Habitats are moving. Species that cannot move on their own won’t survive without our help.
Climate change is happening too fast to plan and study every scenario for each species’ future. Unless we adopt ways to act fast on extremely limited information about how our actions affect wildlife, conservation decision-making will doom wildlife.
Whenever species conservation depends not on stopping a harmful action but on encouraging a beneficial action, positive incentives are the only tools that will consistently deliver success.
Inaction and slow decisions kill endangered species – we should not assume they are precautionary approaches. For example, each gigawatt of renewables likely helps save 42 species from extinction.
Our Initiatives
Publications
Blogs
Ten Recommendations for the Biden Administration
-
More translocations.
We need to make it much easier to translocate species through a national policy on translocations, standardized rules that facilitate translocations, and more emphasis and funding for ESA plant translocations. The regulatory process for this critical work has to be easier, as does its social acceptability within the conservation community.
-
Actually organize staff and partners as if its an emergency room.
Dozens to hundreds of species now and in the future need a real emergency room—a rapid response team of the most experienced and creative conservationists within the U.S. Fish and Wildlife Service (FWS) and the National Marine Fisheries Service (NMFS), with a dedicated budget and leadership support to implement strategies that aren’t happening under business-as-usual conservation but have a chance of saving rapidly declining species. We need something more like a rapid response force, of federal, state, nonprofits, and businesses to do whatever it takes in conservation actions to save species that are close to blinking out despite other efforts.
-
Manage stable species differently.
There are many species that we can save from extinction but not recover and delist at present time. We need better ways to recognize these species, create new incentives to conserve them even when delisting is impossible, and measure interim conservation success using benchmarks other than delisting and downlisting. We also need to develop new ways to think about funding the conservation of species facing intractable threats that cannot be adequately ameliorated through current conservation techniques.
-
Budget for success.
The FWS and NMFS endangered species budget process needs to be rebuilt such that it is intentionally and transparently designed to maximize the amount of biodiversity conserved, especially the number of extinctions prevented. Continuing the current approach in which a minority of species get the majority of funding will lead to more lost opportunities to increase the number of extinctions prevented, species stabilized, and recoveries achieved.
-
Minimize time wasted rescinding Trump regulations.

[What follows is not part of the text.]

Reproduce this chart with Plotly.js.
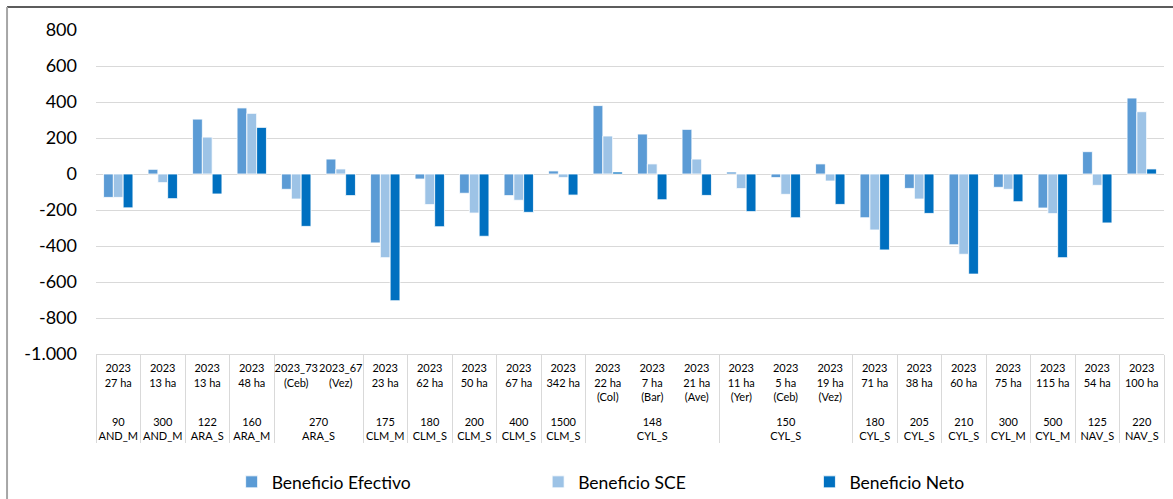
<!DOCTYPE html>
<html>
<head>
<meta charset="utf-8">
<script src="https://cdn.plot.ly/plotly-3.0.1.min.js"></script>
<style>
  html, body { margin: 0; padding: 0; background: #fff; }
  #chart { width: 1173px; height: 499px; }
</style>
</head>
<body>
<div id="chart"></div>
<script>
// categorías: nivel interior (campaña / superficie) y nivel exterior (grupo)
const parcelas = [
    '2023<br>27 ha', '2023<br>13 ha', '2023<br>13 ha', '2023<br>48 ha',
    '2023_73<br>(Ceb)', '2023_67<br>(Vez)', '2023<br>23 ha', '2023<br>62 ha',
    '2023<br>50 ha', '2023<br>67 ha', '2023<br>342 ha',
    '2023<br>22 ha<br>(Col)', '2023<br>7 ha<br>(Bar)', '2023<br>21 ha<br>(Ave)',
    '2023<br>11 ha<br>(Yer)', '2023<br>5 ha<br>(Ceb)', '2023<br>19 ha<br>(Vez)',
    '2023<br>71 ha', '2023<br>38 ha', '2023<br>60 ha', '2023<br>75 ha',
    '2023<br>115 ha', '2023<br>54 ha', '2023<br>100 ha'
];
const grupos = [
    ' <br>90<br>AND_M', ' <br>300<br>AND_M', ' <br>122<br>ARA_S', ' <br>160<br>ARA_M',
    ' <br>270<br>ARA_S', ' <br>270<br>ARA_S', ' <br>175<br>CLM_M', ' <br>180<br>CLM_S',
    ' <br>200<br>CLM_S', ' <br>400<br>CLM_S', ' <br>1500<br>CLM_S',
    ' <br>148<br>CYL_S', ' <br>148<br>CYL_S', ' <br>148<br>CYL_S',
    ' <br>150<br>CYL_S', ' <br>150<br>CYL_S', ' <br>150<br>CYL_S',
    ' <br>180<br>CYL_S', ' <br>205<br>CYL_S', ' <br>210<br>CYL_S', ' <br>300<br>CYL_M',
    ' <br>500<br>CYL_M', ' <br>125<br>NAV_S', ' <br>220<br>NAV_S'
];

// series
const beneficioEfectivo = [-130, 26, 305, 367, -85, 83, -383, -28, -107, -120, 17, 380,
    222, 248, 11, -20, 56, -243, -80, -393, -74, -189, 124, 422];
const beneficioSCE = [-130, -48, 205, 337, -139, 28, -465, -170, -217, -146, -20, 211,
    56, 83, -81, -113, -39, -311, -139, -446, -85, -220, -63, 346];
const beneficioNeto = [-188, -137, -111, 259, -291, -120, -704, -293, -346, -213, -117, 11,
    -143, -119, -209, -243, -169, -422, -219, -556, -154, -465, -272, 28];

// eje y
const yTicks = [-1000, -800, -600, -400, -200, 0, 200, 400, 600, 800];
const yTickText = ['-1.000', '-800', '-600', '-400', '-200', '0', '200', '400', '600', '800'];

const FONT = 'Lato, "Open Sans", sans-serif';

function serie(nombre, valores, color, leyenda) {
    return {
        type: 'bar',
        name: nombre,
        x: [grupos, parcelas],
        y: valores,
        legend: leyenda,
        marker: { color: color, line: { color: '#ffffff', width: 0.8 } },
        hoverinfo: 'y+name'
    };
}

const data = [
    serie('Beneficio Efectivo', beneficioEfectivo, '#5B9BD5', 'legend'),
    serie('Beneficio SCE', beneficioSCE, '#9DC3E6', 'legend2'),
    serie('Beneficio Neto', beneficioNeto, '#0070C0', 'legend3')
];

function leyenda(x) {
    return {
        x: x, y: -0.395, xanchor: 'left', yanchor: 'middle',
        orientation: 'h', bgcolor: 'rgba(0,0,0,0)',
        font: { family: FONT, size: 17.5, color: '#000' },
        itemwidth: 30
    };
}

const layout = {
    width: 1173,
    height: 499,
    paper_bgcolor: '#ffffff',
    plot_bgcolor: '#ffffff',
    font: { family: FONT, color: '#000' },
    margin: { l: 96, r: 9, t: 30, b: 145, pad: 0, autoexpand: false },
    barmode: 'group',
    bargap: 0.34,
    bargroupgap: 0,
    showlegend: true,
    legend: leyenda(0.127),
    legend2: leyenda(0.414),
    legend3: leyenda(0.668),
    xaxis: {
        type: 'multicategory',
        automargin: false,
        tickangle: 0,
        showgrid: false,
        showline: true,
        linecolor: '#d9d9d9',
        linewidth: 1,
        ticks: '',
        ticklabelstandoff: 4,
        showdividers: true,
        dividercolor: '#d9d9d9',
        dividerwidth: 1,
        tickfont: { family: FONT, size: 11, color: '#000' }
    },
    yaxis: {
        range: [-1000, 800],
        automargin: false,
        tickvals: yTicks,
        ticktext: yTickText,
        showgrid: true,
        gridcolor: '#d9d9d9',
        gridwidth: 1,
        zeroline: false,
        showline: false,
        ticks: '',
        ticklabelstandoff: 18,
        tickfont: { family: FONT, size: 18, color: '#000' }
    },
    shapes: [
        { type: 'line', xref: 'paper', yref: 'paper', x0: -0.0833, x1: 1.01, y0: 1.071, y1: 1.071,
          line: { color: '#262626', width: 1.5 } },
        { type: 'line', xref: 'paper', yref: 'paper', x0: -0.0833, x1: -0.0833, y0: 1.071, y1: -0.46,
          line: { color: '#a6a6a6', width: 2 } }
    ]
};

Plotly.newPlot('chart', data, layout, { displayModeBar: false, staticPlot: true });
</script>
</body>
</html>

Given the controversy surrounding changes in 2019 and 2020 to endangered species policies for listing, critical habitat, and section 7 consultations, many stakeholders will continue pressing the Administration to rescind all changes. We know that many of these changes were proposed by Services career staff seeking to improve the clarity and consistency of ESA decisions and encourage the agencies to take a tailored approach, keeping the vast majority of staff-recommended minor changes.
-
Rebuild net zero or net benefit mitigation policies.
In 2016, USFWS finalized its first-ever mitigation policy that covers all of the agency’s trust species, including ESA species. The policy provides principles, a framework, recommendations, and other very useful information to guide how mitigation programs should be developed and implemented. Unfortunately, the Department of the Interior rescinded the policy in 2018 based on objections to its goal of creating a net benefit or no net loss for trust species—even though this goal is precisely what’s needed for the ESA to succeed and aligns with the ESA’s statement of purpose.
-
Operationalize a standardized approach to ‘foreseeable future.’
The Services’ 2019 definition of “foreseeable future” sparked considerable pushback, including accusations that the definition would allow the agencies to downplay climate change. We don’t believe the previous and new standards are actually different. Whatever the case, the best way to address the concerns about the new definition is for the Services to develop guidance on how they will interpret the “foreseeable future.”
-
Speed up and incentivize renewables permitting.
Agencies should efficiently issue permits for priorities that produce major ecological benefits – federal wildlife agencies should embrace doing so as its one of their most powerful roles in preventing future extinctions. At the director level setting goals around permit timelines for ecologically beneficial work could help motivate new ways of managing permitting processes.
-
Species conservation (mitigation) banks.
We strongly support FWS regulations that would make this a preferred form of compensatory offsets, as is the case under the Clean Water Act. Two of the most unappreciated reasons for doing so: 1) it ensures that offsets are fairly priced and that those prices will sometimes incentivize avoidance of important habitat versus offsets and 2) businesses that provide offsets subsequently become strong advocates for strong enforcement of regulations requiring mitigation.
-
Show your love for biodiversity.
If staff and leadership at America’s wildlife agencies wake up every day inspired by the mission to save the biodiversity of the Earth from the extreme threats of the next 50 years, it doesn’t feel like it. It occurs to us that in two decades of listening to and meeting with FWS or NMFS regional directors and national directors, we’ve rarely or never heard one give remarks that conveys a powerful love of wildlife. The average American loves wildlife conservation almost as much or more than any other governmental conservation mission. Speak from the heart about your love of wildlife, about how many exciting solutions there are to save species, and how you want to embrace innovation and experimentation so we can speed up our solutions to this crisis.